第二日,清晰的线路如一把古老的钥匙,韩东为我打开南京的风景之门,款款岁月流逝于森秀的绿荫,“到处都是树呀!”我感叹着面前的秋阳和晨钟拾级而上。我们来到了鸡鸣寺一间清雅闲淡的茶室,凭窗眺望,烟波浩渺的玄武湖尽收眼底,小桥连接着几个岛屿,其中有一个岛叫梁州,是昭明太子萧统编选《昭明文选》的地方。在古意盎然的山水间垂柳拂岸,初秋的云彩高悬于湖面,成群的水鸟停在水上或轻轻滑过水面享受着凉爽,“千里江山寒色远”,南国的清秋就要开始了。我们一边远眺,一边品茶聊天。他说话不多,缓慢而准确,很难看到他情绪的流露,犹如昨夜我读过的诗篇,他只在诗中流露含蓄的理性热忱。他以这种一贯的理性热忱保持了对当代生活的高度敏感和心细如发的洞察力。很注意个人修养,从最初到后来他都给我留下这样的印象。无独有偶,我接着见到的许多江南诗人都有这种性格。
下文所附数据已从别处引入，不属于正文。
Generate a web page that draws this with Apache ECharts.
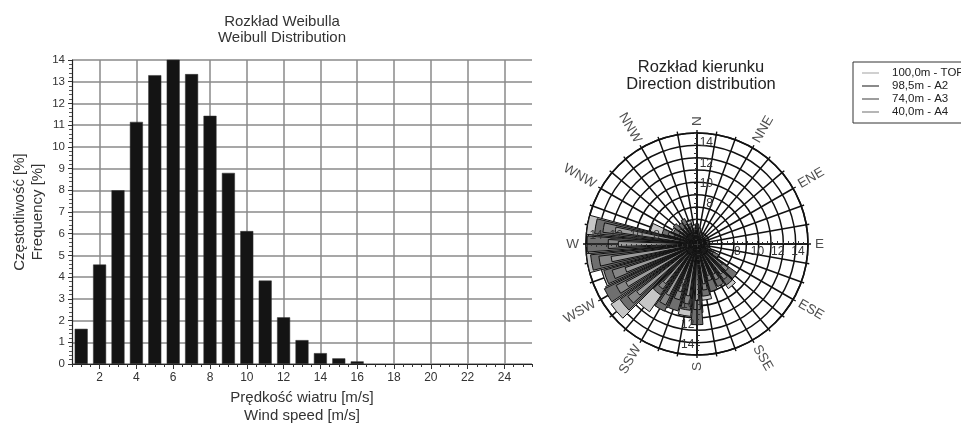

这或许是江南文人的一个传统吧,靠思想或文字而不是靠酒或怪癖进入当代诗歌。他们是这样做的,成都的钟鸣也是这样做的。吃罢精致的素面和一盘豆腐干丝我们登上寺后的古城墙,墙上生长着齐腰高的荒草,在爬满青藤的城墙下面,曾流传过多少古代刺客的传奇——他们就是从这密林杀出重围,轻身跃过水中的小桥去某间密室做最后的一刺。我们漫步于长长的城墙,直到日影西斜、落霞散金,这时我已完全忘却了旅途的疲劳。晚间我们去了繁华如织、灯火通明的夫子庙,汽车运送着游客,店铺五彩流光。红楼、暗树、风俗、绸衣、摩肩接踵的人流在古色古香的秦淮河两岸一点也不显得拥挤,倍添人间之趣。我们在平凡而亲切的热闹间漫步胜于信步在幽寂的闲庭,韩东引我走上一座“车如流水马如龙”的石桥,石桥的对岸就是典型的“秦淮人家”的深巷,月色朦胧下的乌衣巷依稀可见,我想起两句陈旧的诗来:王谢堂前双燕子,飞入寻常百姓家(第一句有误,原文应为“旧时王谢堂前燕”)。我们在石桥上稍稍伫立,墨黑的秦淮河从桥下流过,两三只画舫从逝水上飘来“夜泊秦淮近酒家”的轻歌,我看见临桥“得月楼”上悬挂的灯盏在晚风中摇晃,杯光交错的人影在镂花的长窗里闪烁着。我渐渐跌入时光的旧梦。